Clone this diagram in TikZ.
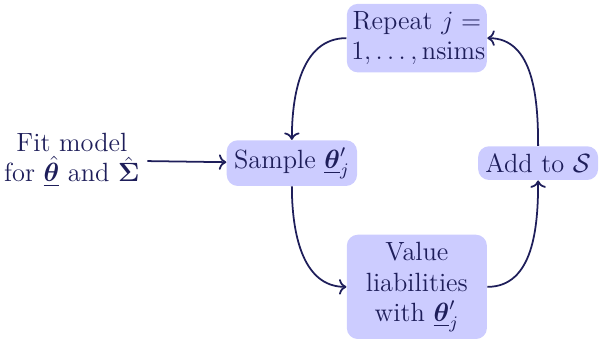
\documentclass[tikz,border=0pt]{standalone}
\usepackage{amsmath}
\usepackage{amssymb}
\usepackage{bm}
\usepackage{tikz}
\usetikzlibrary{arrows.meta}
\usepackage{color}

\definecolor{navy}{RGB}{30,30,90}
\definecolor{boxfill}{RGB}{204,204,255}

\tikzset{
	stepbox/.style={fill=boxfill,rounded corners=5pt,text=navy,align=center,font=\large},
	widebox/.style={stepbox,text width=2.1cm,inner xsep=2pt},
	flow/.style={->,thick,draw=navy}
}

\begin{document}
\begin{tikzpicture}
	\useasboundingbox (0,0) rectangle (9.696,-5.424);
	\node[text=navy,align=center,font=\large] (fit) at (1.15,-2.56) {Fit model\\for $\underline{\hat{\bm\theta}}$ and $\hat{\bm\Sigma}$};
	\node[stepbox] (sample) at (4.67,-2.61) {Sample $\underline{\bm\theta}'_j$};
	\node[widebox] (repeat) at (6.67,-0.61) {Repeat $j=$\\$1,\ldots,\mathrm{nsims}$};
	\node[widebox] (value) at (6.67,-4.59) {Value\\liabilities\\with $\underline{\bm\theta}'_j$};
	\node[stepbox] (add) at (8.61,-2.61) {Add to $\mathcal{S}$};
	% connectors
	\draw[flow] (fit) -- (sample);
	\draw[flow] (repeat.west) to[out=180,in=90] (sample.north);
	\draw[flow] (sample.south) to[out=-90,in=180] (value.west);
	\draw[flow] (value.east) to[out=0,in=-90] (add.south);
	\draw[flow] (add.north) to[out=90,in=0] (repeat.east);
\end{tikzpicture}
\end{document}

------------------------

▸ **Exercise**: Copy each line exactly, and leave the pictures out of your copy.

▸ **Solution to this task**:
Clone this diagram in TikZ.
\documentclass[tikz,border=0pt]{standalone}
\usepackage{amsmath}
\usepackage{amssymb}
\usepackage{bm}
\usepackage{tikz}
\usetikzlibrary{arrows.meta}
\usepackage{color}

\definecolor{navy}{RGB}{30,30,90}
\definecolor{boxfill}{RGB}{204,204,255}

\tikzset{
	stepbox/.style={fill=boxfill,rounded corners=5pt,text=navy,align=center,font=\large},
	widebox/.style={stepbox,text width=2.1cm,inner xsep=2pt},
	flow/.style={->,thick,draw=navy}
}

\begin{document}
\begin{tikzpicture}
	\useasboundingbox (0,0) rectangle (9.696,-5.424);
	\node[text=navy,align=center,font=\large] (fit) at (1.15,-2.56) {Fit model\\for $\underline{\hat{\bm\theta}}$ and $\hat{\bm\Sigma}$};
	\node[stepbox] (sample) at (4.67,-2.61) {Sample $\underline{\bm\theta}'_j$};
	\node[widebox] (repeat) at (6.67,-0.61) {Repeat $j=$\\$1,\ldots,\mathrm{nsims}$};
	\node[widebox] (value) at (6.67,-4.59) {Value\\liabilities\\with $\underline{\bm\theta}'_j$};
	\node[stepbox] (add) at (8.61,-2.61) {Add to $\mathcal{S}$};
	% connectors
	\draw[flow] (fit) -- (sample);
	\draw[flow] (repeat.west) to[out=180,in=90] (sample.north);
	\draw[flow] (sample.south) to[out=-90,in=180] (value.west);
	\draw[flow] (value.east) to[out=0,in=-90] (add.south);
	\draw[flow] (add.north) to[out=90,in=0] (repeat.east);
\end{tikzpicture}
\end{document}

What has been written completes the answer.